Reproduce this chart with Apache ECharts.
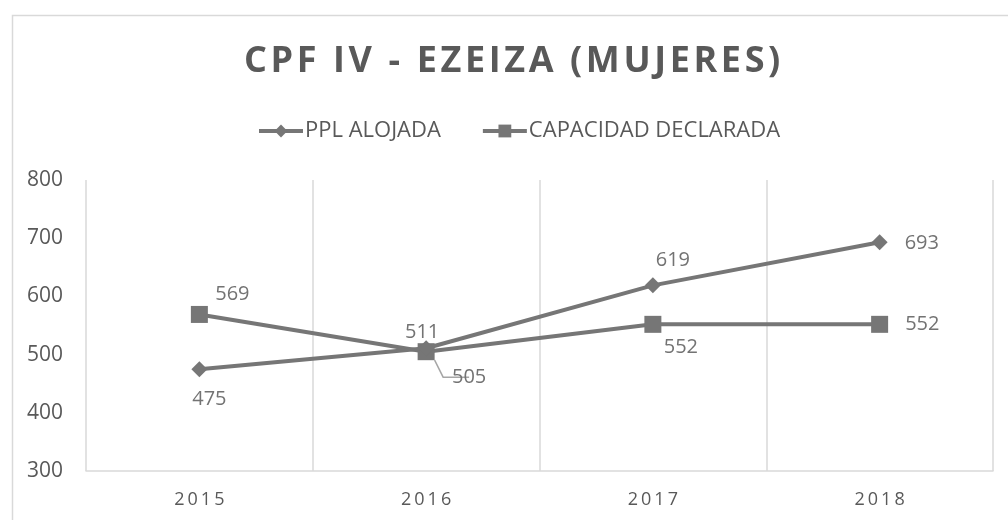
<!DOCTYPE html>
<html>
<head>
<meta charset="utf-8">
<script src="https://cdn.jsdelivr.net/npm/echarts@6/dist/echarts.min.js"></script>
<style>
  html, body { margin: 0; padding: 0; background: #ffffff; }
  #chart { width: 1008px; height: 520px; }
</style>
</head>
<body>
<div id="chart"></div>
<script>
const titleText = 'CPF IV - EZEIZA (MUJERES)';
const categories = ['2015', '2016', '2017', '2018'];
const seriesNames = ['PPL ALOJADA', 'CAPACIDAD DECLARADA'];
const pplAlojada = [475, 511, 619, 693];
const capacidadDeclarada = [569, 505, 552, 552];
const yTicks = { min: 300, max: 800, interval: 100 };

const LINE = '#767676';
const TEXT = '#595959';
const LABEL = '#737373';
const GRID = '#d9d9d9';
const FONT = '"Open Sans", "Liberation Sans", sans-serif';

function spaced(s, sep) { return s.split('').join(sep); }

// per-point label placement (style only)
const pplLabelCfg = [
  { position: 'bottom', offset: [10, 7] },
  { position: 'top', offset: [-4, 7] },
  { position: 'top', offset: [20, -2] },
  { position: 'right', offset: [12, 1] }
];
const capLabelCfg = [
  { position: 'top', offset: [33, 3] },
  { position: 'bottom', offset: [43, 2] },
  { position: 'bottom', offset: [28, -1] },
  { position: 'right', offset: [12, 0] }
];

const pplData = pplAlojada.map((v, i) => ({ value: v, label: pplLabelCfg[i] }));
const capData = capacidadDeclarada.map((v, i) => {
  const item = { value: v, label: capLabelCfg[i] };
  if (i === 1) {
    item.labelLine = { show: true, length2: 26, minTurnAngle: 0, smooth: false,
      lineStyle: { color: '#a6a6a6', width: 1.5 } };
  }
  return item;
});

const chart = echarts.init(document.getElementById('chart'), null, { renderer: 'canvas' });
chart.setOption({
  animation: false,
  backgroundColor: '#ffffff',
  graphic: [{
    type: 'rect', left: 10, top: 13, z: -10,
    shape: { width: 1100, height: 600 },
    style: { fill: 'none', stroke: '#d9d9d9', lineWidth: 1.5 }
  }],
  title: {
    text: spaced(titleText, '\u200A'),
    left: 239,
    top: 39,
    textStyle: { fontFamily: FONT, fontWeight: 'bold', fontSize: 36, color: TEXT }
  },
  legend: {
    top: 115,
    left: 252,
    itemWidth: 44,
    itemHeight: 16,
    itemGap: 40,
    lineStyle: { width: 4, color: LINE },
    textStyle: { fontFamily: FONT, fontSize: 22, color: TEXT, padding: [0, 0, 0, -3] },
    data: seriesNames
  },
  grid: { left: 86, right: 15, top: 180, bottom: 49 },
  xAxis: {
    type: 'category',
    data: categories,
    boundaryGap: true,
    axisLine: { lineStyle: { color: GRID, width: 1.5 } },
    axisTick: { show: false },
    splitLine: { show: true, lineStyle: { color: GRID, width: 1.5 } },
    axisLabel: {
      fontFamily: FONT, fontSize: 18, color: TEXT, margin: 20,
      formatter: v => spaced(v, '\u2009')
    }
  },
  yAxis: {
    type: 'value',
    min: yTicks.min, max: yTicks.max, interval: yTicks.interval,
    axisLine: { show: false },
    axisTick: { show: false },
    splitLine: { show: false },
    axisLabel: { fontFamily: FONT, fontSize: 21, color: TEXT, margin: 23 }
  },
  series: [
    {
      name: seriesNames[0],
      type: 'line',
      data: pplData,
      symbol: 'diamond',
      symbolSize: 16,
      lineStyle: { color: LINE, width: 4 },
      itemStyle: { color: LINE },
      label: { show: true, fontFamily: FONT, fontSize: 20, color: LABEL, distance: 5 },
      z: 3
    },
    {
      name: seriesNames[1],
      type: 'line',
      data: capData,
      symbol: 'rect',
      symbolSize: 17,
      lineStyle: { color: LINE, width: 4 },
      itemStyle: { color: LINE },
      label: { show: true, fontFamily: FONT, fontSize: 20, color: LABEL, distance: 5 },
      z: 2
    }
  ]
});
</script>
</body>
</html>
◆ ◆ ◆ ◆ ◆
* [REQUIREMENTS] Except for the pictures, copy the material above exactly.

* [ANSWER TO THE EXERCISE]
Reproduce this chart with Apache ECharts.
<!DOCTYPE html>
<html>
<head>
<meta charset="utf-8">
<script src="https://cdn.jsdelivr.net/npm/echarts@6/dist/echarts.min.js"></script>
<style>
  html, body { margin: 0; padding: 0; background: #ffffff; }
  #chart { width: 1008px; height: 520px; }
</style>
</head>
<body>
<div id="chart"></div>
<script>
const titleText = 'CPF IV - EZEIZA (MUJERES)';
const categories = ['2015', '2016', '2017', '2018'];
const seriesNames = ['PPL ALOJADA', 'CAPACIDAD DECLARADA'];
const pplAlojada = [475, 511, 619, 693];
const capacidadDeclarada = [569, 505, 552, 552];
const yTicks = { min: 300, max: 800, interval: 100 };

const LINE = '#767676';
const TEXT = '#595959';
const LABEL = '#737373';
const GRID = '#d9d9d9';
const FONT = '"Open Sans", "Liberation Sans", sans-serif';

function spaced(s, sep) { return s.split('').join(sep); }

// per-point label placement (style only)
const pplLabelCfg = [
  { position: 'bottom', offset: [10, 7] },
  { position: 'top', offset: [-4, 7] },
  { position: 'top', offset: [20, -2] },
  { position: 'right', offset: [12, 1] }
];
const capLabelCfg = [
  { position: 'top', offset: [33, 3] },
  { position: 'bottom', offset: [43, 2] },
  { position: 'bottom', offset: [28, -1] },
  { position: 'right', offset: [12, 0] }
];

const pplData = pplAlojada.map((v, i) => ({ value: v, label: pplLabelCfg[i] }));
const capData = capacidadDeclarada.map((v, i) => {
  const item = { value: v, label: capLabelCfg[i] };
  if (i === 1) {
    item.labelLine = { show: true, length2: 26, minTurnAngle: 0, smooth: false,
      lineStyle: { color: '#a6a6a6', width: 1.5 } };
  }
  return item;
});

const chart = echarts.init(document.getElementById('chart'), null, { renderer: 'canvas' });
chart.setOption({
  animation: false,
  backgroundColor: '#ffffff',
  graphic: [{
    type: 'rect', left: 10, top: 13, z: -10,
    shape: { width: 1100, height: 600 },
    style: { fill: 'none', stroke: '#d9d9d9', lineWidth: 1.5 }
  }],
  title: {
    text: spaced(titleText, '\u200A'),
    left: 239,
    top: 39,
    textStyle: { fontFamily: FONT, fontWeight: 'bold', fontSize: 36, color: TEXT }
  },
  legend: {
    top: 115,
    left: 252,
    itemWidth: 44,
    itemHeight: 16,
    itemGap: 40,
    lineStyle: { width: 4, color: LINE },
    textStyle: { fontFamily: FONT, fontSize: 22, color: TEXT, padding: [0, 0, 0, -3] },
    data: seriesNames
  },
  grid: { left: 86, right: 15, top: 180, bottom: 49 },
  xAxis: {
    type: 'category',
    data: categories,
    boundaryGap: true,
    axisLine: { lineStyle: { color: GRID, width: 1.5 } },
    axisTick: { show: false },
    splitLine: { show: true, lineStyle: { color: GRID, width: 1.5 } },
    axisLabel: {
      fontFamily: FONT, fontSize: 18, color: TEXT, margin: 20,
      formatter: v => spaced(v, '\u2009')
    }
  },
  yAxis: {
    type: 'value',
    min: yTicks.min, max: yTicks.max, interval: yTicks.interval,
    axisLine: { show: false },
    axisTick: { show: false },
    splitLine: { show: false },
    axisLabel: { fontFamily: FONT, fontSize: 21, color: TEXT, margin: 23 }
  },
  series: [
    {
      name: seriesNames[0],
      type: 'line',
      data: pplData,
      symbol: 'diamond',
      symbolSize: 16,
      lineStyle: { color: LINE, width: 4 },
      itemStyle: { color: LINE },
      label: { show: true, fontFamily: FONT, fontSize: 20, color: LABEL, distance: 5 },
      z: 3
    },
    {
      name: seriesNames[1],
      type: 'line',
      data: capData,
      symbol: 'rect',
      symbolSize: 17,
      lineStyle: { color: LINE, width: 4 },
      itemStyle: { color: LINE },
      label: { show: true, fontFamily: FONT, fontSize: 20, color: LABEL, distance: 5 },
      z: 2
    }
  ]
});
</script>
</body>
</html>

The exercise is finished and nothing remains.